If “physiological conditions” include the ability of your brain to reason and make a selection, why is that inconsistent with free will? And why isn’t it an evaluation?
The book can neither consider its state of teetering nor elect whether or not to fall.
This is sounding a lot like semantics to me. If the decision is based on such variables as “personality, motivations, or mood,” why can’t we call those variables, collectively, the will, which in turn “causes” the choice? Why aren’t all those variables, in essence, me, in the act of choosing? Why is the result “dictated” as opposed to “chosen”? It seems to me that the result only becomes inevitable after the selection is made. Before, having no frame of reference to see how the situation will unfold and no way to predict it, we cannot “know” the result; the result itself does not exist. Once it appears, it exists and is immutable. How is that not choice?
Well, not to get too deep, but this only begs the question of what is “real” as opposed to illusory that does not exist physically.
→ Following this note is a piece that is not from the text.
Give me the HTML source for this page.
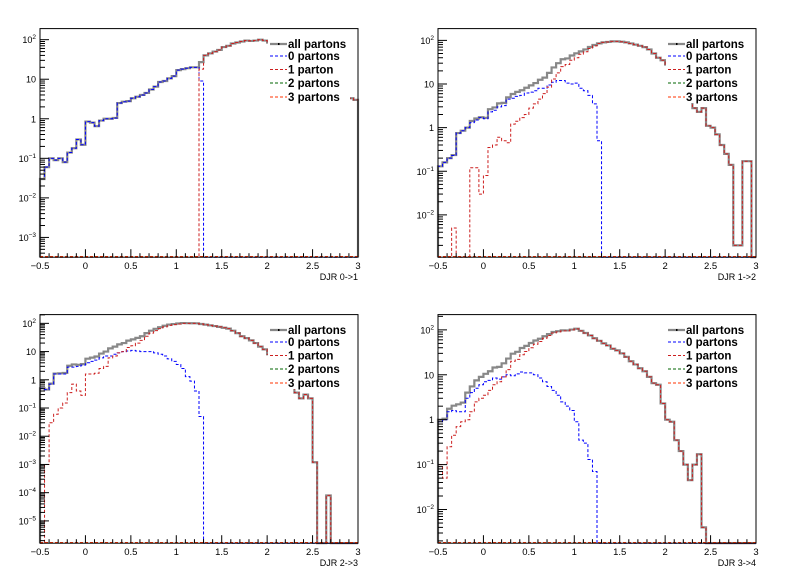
<!DOCTYPE html>
<html><head><meta charset="utf-8">
<style>
html,body{margin:0;padding:0;background:#fff;}
svg{display:block;font-family:"Liberation Sans",Arial,sans-serif;}
</style></head>
<body>
<svg id="chart" width="796" height="572" viewBox="0 0 796 572" xmlns="http://www.w3.org/2000/svg">
<rect x="0" y="0" width="796" height="572" fill="#fff"/>
</svg>
<script>
// Bin settings (DJR axis)
const binLow = -0.5;
const binWidth = 0.05;
const xTickLabels = ["-0.5","0","0.5","1","1.5","2","2.5","3"];
const xTickValues = [-0.5,0,0.5,1,1.5,2,2.5,3];
const panelTitles = ["DJR 0->1","DJR 1->2","DJR 2->3","DJR 3->4"];
const legendLabels = ["all partons","0 partons","1 parton","2 partons","3 partons"];

// Panel 1: DJR 0->1
const p1Zero = [0.03,0.06,0.1,0.09,0.1,0.08,0.14,0.18,0.3,0.22, 0.85,0.8,0.65,0.9,1.0,1.0,1.05,2.5,2.7,2.8, 3.3,3.6,4.0,4.5,5.5,6.5,8.5,9,10.5,12, 17,18,19,20,20,9, 0,0,0,0,0,0,0,0,0,0,0,0,0,0,0,0,0,0,0,0,0,0,0,0,0,0,0,0,0,0,0,0,0,0];
const p1One = [0,0,0,0,0,0,0,0,0,0, 0,0,0,0,0,0,0,0,0,0, 0,0,0,0,0,0,0,0,0,0, 0,0,0,0,0,18, 40,45,50,55,65,70,80,85,90,95,93,95,100,95, 85,75,65,55,45,36,28,22,17,13,10,8,6.5,5.5,4.8,4.2,3.8,3.8,3.3,3];
// Panel 2: DJR 1->2
const p2Zero = [0.13,0.16,0.2,0.23,0.75,0.85,1.0,1.3,1.5,1.7, 1.6,2.3,2.5,3.0,3.2,4.5,4.7,5.2,5.5,6.2, 6.5,7,8,8,9.5,11,12,12,10.5,10, 10.5,8,7,5.5,3.5,0.5, 0,0,0,0,0,0,0,0,0,0,0,0,0,0,0,0,0,0,0,0,0,0,0,0,0,0,0,0,0,0,0,0,0,0];
const p2One = [0,0,0,0.005,0,0,0,0.12,0.12,0.03, 0.08,0.35,0.4,0.6,0.5,0.45,1.2,1.4,1.7,2.0, 2.8,3.5,4.5,6,8.5,13,18,25,28,35, 40,48,55,65,75,85,90,92,95,95, 93,90,85,80,75,70,62,50,40,35, 28,22,17,12,8,5,2.8,2.3,2.8,1.1, 1.0,0.7,0.4,0.25,0.14,0.002,0.002,0.17,0.17,0];
// Panel 3: DJR 2->3
const p3Zero = [0.5,0.45,0.7,1.6,1.6,1.6,2.8,2.8,3,3.3, 4,4.5,5,6,7,7,8,9,10,10.5, 11,10.5,10,10,10,9,8,7,5.5,4.5, 3.5,2.5,1.3,0.9,0.4,0.05, 0,0,0,0,0,0,0,0,0,0,0,0,0,0,0,0,0,0,0,0,0,0,0,0,0,0,0,0,0,0,0,0,0,0];
const p3One = [0,0.001,0.03,0.06,0.1,0.15,0.35,0.7,0.4,0.28, 1.6,1.6,1.7,2.5,3.0,6,7,9,10,14, 16,20,25,35,45,55,65,75,85,90, 95,100,100,100,100,95,90,85,80,75, 70,65,55,45,35,30,25,20,15,12, 8,5,3,2,1.2,0.8,0.35,0.22,0.3,0.22, 0.0012,0,0,0.00008,0,0,0,0,0,0];
// Panel 4: DJR 3->4
const p4Zero = [0.9,1.0,1.5,1.6,1.5,1.5,3,4,5,6, 7,7.5,8.5,8,9,10,9.5,10.5,11.5,11, 11,10,8.5,7,5.5,4.5,3.5,2.5,2,1.6, 0.9,0.35,0.3,0.13,0.07, 0,0,0,0,0,0,0,0,0,0,0,0,0,0,0,0,0,0,0,0,0,0,0,0,0,0,0,0,0,0,0,0,0,0,0];
const p4One = [0.1,0.05,0.25,0.45,0.7,0.9,1.0,1.5,2.5,3, 3.5,4.5,6,7,9,13,20,22,28,33, 40,48,55,65,75,85,90,95,95,100, 105,95,85,75,65,57,50,45,38,35, 30,25,20,17,14,12,9,6.5,6,2.3, 1.0,0.9,0.35,0.2,0.1,0.045,0.1,0.17,0.004,0, 0,0,0,0,0,0,0,0,0,0];

// y-axis log ranges (decades) per panel
const logTop = [2.28,2.27,2.31,2.34];
const logBottom = [-3.5,-2.97,-5.79,-2.75];
const yDecadeLabels = [[2,1,0,-1,-2,-3],[2,1,0,-1,-2],[2,1,0,-1,-2,-3,-4,-5],[2,1,0,-1,-2]];

const zeroSeries = [p1Zero,p2Zero,p3Zero,p4Zero];
const oneSeries = [p1One,p2One,p3One,p4One];

const NS = "http://www.w3.org/2000/svg";
const svg = document.getElementById("chart");
function mk(tag, attrs, parent){
  const e = document.createElementNS(NS, tag);
  for (const k in attrs) e.setAttribute(k, attrs[k]);
  (parent||svg).appendChild(e);
  return e;
}

const padOrigins = [[0,0],[398,0],[0,286],[398,286]];
const colZero = "#0000ff", colOne = "#cc1f1f", colTwo = "#006600", colThree = "#ff3300", colAll = "#888888";

for (let p=0;p<4;p++){
  const ox = padOrigins[p][0], oy = padOrigins[p][1];
  const fx0 = ox+40, fx1 = ox+358, fy0 = oy+28.6, fy1 = oy+257.2;
  const xs = v => fx0 + (v - (-0.5)) / 3.5 * (fx1 - fx0);
  const ys = v => {
    if (v <= 0) return fy1;
    let l = Math.log10(v);
    if (l < logBottom[p]) return fy1;
    return fy0 + (logTop[p] - l) / (logTop[p] - logBottom[p]) * (fy1 - fy0);
  };
  const g = mk("g", {});
  
  

  // histogram path builder
  function histPath(vals){
    let d = "M" + xs(binLow).toFixed(2) + "," + fy1;
    for (let i=0;i<vals.length;i++){
      const xl = xs(binLow + i*binWidth), xr = xs(binLow + (i+1)*binWidth);
      const y = ys(vals[i]).toFixed(2);
      d += " L" + xl.toFixed(2) + "," + y + " L" + xr.toFixed(2) + "," + y;
    }
    d += " L" + xs(binLow + vals.length*binWidth).toFixed(2) + "," + fy1;
    return d;
  }
  const zs = zeroSeries[p], os = oneSeries[p];
  const allVals = zs.map((v,i)=> v + os[i]);

  const pa = mk("path", {d: histPath(allVals), fill:"none", stroke:colAll, "stroke-width":"2.2"}, g);
  
  
  const pz = mk("path", {d: histPath(zs), fill:"none", stroke:colZero, "stroke-width":"1", "stroke-dasharray":"3,2"}, g);
  
  
  const po = mk("path", {d: histPath(os), fill:"none", stroke:colOne, "stroke-width":"1", "stroke-dasharray":"3,2"}, g);
  
  
  const pt = mk("line", {x1:fx0, y1:fy1-0.5, x2:fx1, y2:fy1-0.5, stroke:colThree, "stroke-width":"1.5", "stroke-dasharray":"3,2"}, g);
  
  

  // frame
  const fr = mk("rect", {x:fx0, y:fy0, width:fx1-fx0, height:fy1-fy0, fill:"none", stroke:"#000", "stroke-width":"1"}, g);
  
  

  // x ticks
  const xa = mk("g", {}, g);
  
  
  for (let k=0;k<=35;k++){
    const v = -0.5 + k*0.1;
    const major = (k % 5 === 0);
    const x = xs(v);
    mk("line", {x1:x, y1:fy1, x2:x, y2:fy1-(major?8:4), stroke:"#000", "stroke-width":"1"}, xa);
  }
  for (let k=0;k<xTickValues.length;k++){
    const t = mk("text", {x:xs(xTickValues[k]), y:fy1+12, "font-size":"9.5", "text-anchor":"middle", fill:"#000"}, xa);
    
    
    t.textContent = xTickLabels[k].replace("-","\u2212");
  }
  const xt = mk("text", {x:fx1, y:fy1+23, "font-size":"9", "text-anchor":"end", fill:"#000"}, g);
  
  
  xt.textContent = panelTitles[p];

  // y ticks
  const ya = mk("g", {}, g);
  
  
  for (let d=Math.floor(logBottom[p]); d<=Math.ceil(logTop[p]); d++){
    for (let m=1;m<=9;m++){
      const l = d + Math.log10(m);
      if (l < logBottom[p] || l > logTop[p]) continue;
      const y = ys(Math.pow(10,l));
      mk("line", {x1:fx0, y1:y, x2:fx0+(m===1?9:5), y2:y, stroke:"#000", "stroke-width":"1"}, ya);
    }
  }
  for (const d of yDecadeLabels[p]){
    const y = ys(Math.pow(10,d));
    const t = mk("text", {x:fx0-4, y:y+3.5, "font-size":"9", "text-anchor":"end", fill:"#000"}, ya);
    
    
    if (d === 0) t.textContent = "1";
    else if (d === 1) t.textContent = "10";
    else {
      const b = mk("tspan", {}, t); b.textContent = "10";
      const s = mk("tspan", {dy:"-4", "font-size":"6.5"}, t); s.textContent = String(d).replace("-","\u2212");
    }
  }

  // legend
  const lg = mk("g", {}, g);
  
  
  mk("rect", {x:ox+268, y:oy+35, width:82, height:68, fill:"#fff"}, lg);
  const cols = [colAll,colZero,colOne,colTwo,colThree];
  const rowsY = [44,56,69.5,83,97];
  for (let r=0;r<5;r++){
    const y = oy + rowsY[r];
    const e = mk("g", {}, lg);
    
    
    if (r===0){
      mk("line", {x1:ox+270, y1:y, x2:ox+287, y2:y, stroke:colAll, "stroke-width":"2.2"}, e);
      mk("rect", {x:ox+278, y:y-1, width:1.5, height:2, fill:"#000"}, e);
    } else {
      mk("line", {x1:ox+270, y1:y, x2:ox+287, y2:y, stroke:cols[r], "stroke-width":"1", "stroke-dasharray":"3,2"}, e);
    }
    const t = mk("text", {x:ox+288, y:y+4, "font-size":"11.5", "font-weight":"bold", fill:"#000"}, e);
    t.textContent = legendLabels[r];
  }
}
</script>
</body></html>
You want to call all the elements used to make a selection “variables” and you want to say that we have no “choice” but to choose what we will in fact choose – which I assume you admit cannot be known until after the choice is made (i.e., is not subject to prediction, because the variables are too many and too complex). I don’t have a problem with that, I guess. I just don’t see how it’s that much different from free will, on a going forward basis. Even if you posit that every choice that is ever to be made is already set forth (predestination, as well as predeterminism), that’s of no relevance from where we stand in the timeline, actually weighing variables and preparing to make selections that only become inevitable in retrospect. But then, every thing becomes inevitable in retrospect. I don’t see how that proves that free will is an illusion.
ThePCCapeman –
If it’s completely identical in every respect, how is it not this same existence?
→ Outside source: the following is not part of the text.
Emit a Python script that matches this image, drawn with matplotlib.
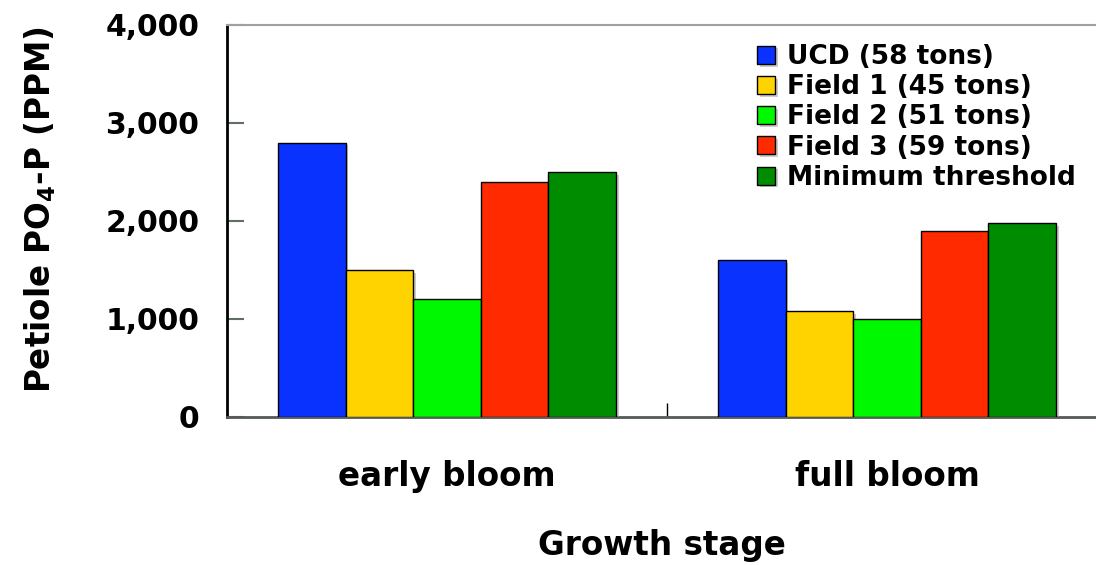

Could she decide otherwise? Sure. Why not? But why would she? Since we are both living the same existence, making an identical evaluation of identical factors, why would we not exercise our wills in the same way? If you replicate the exact same experience for the exact same person, you would expect both iterations to make the same choice, no? How is that inconsistent with free will? If I don’t like chocolate, I won’t select chocolate. If you theorize a separate universe where I still don’t like chocolate, the fact that I don’t choose it is hardly surprising. You can theorize a thousand universes, and if I don’t like chocolate in any of them, I won’t choose it in any of them. How does that tend to disprove free will?
Again, as far as I can see this whole theory is entirely retroactive. The minute you choose chocolate you can no longer choose vanilla. Once you have exercised your ability to choose, you have lost it. But it makes no sense to me to say it didn’t exist before that.
I have no organized POV based on any resources; I’ve never heard of this stuff before. I’m just stating the obvious objections as they occur to me.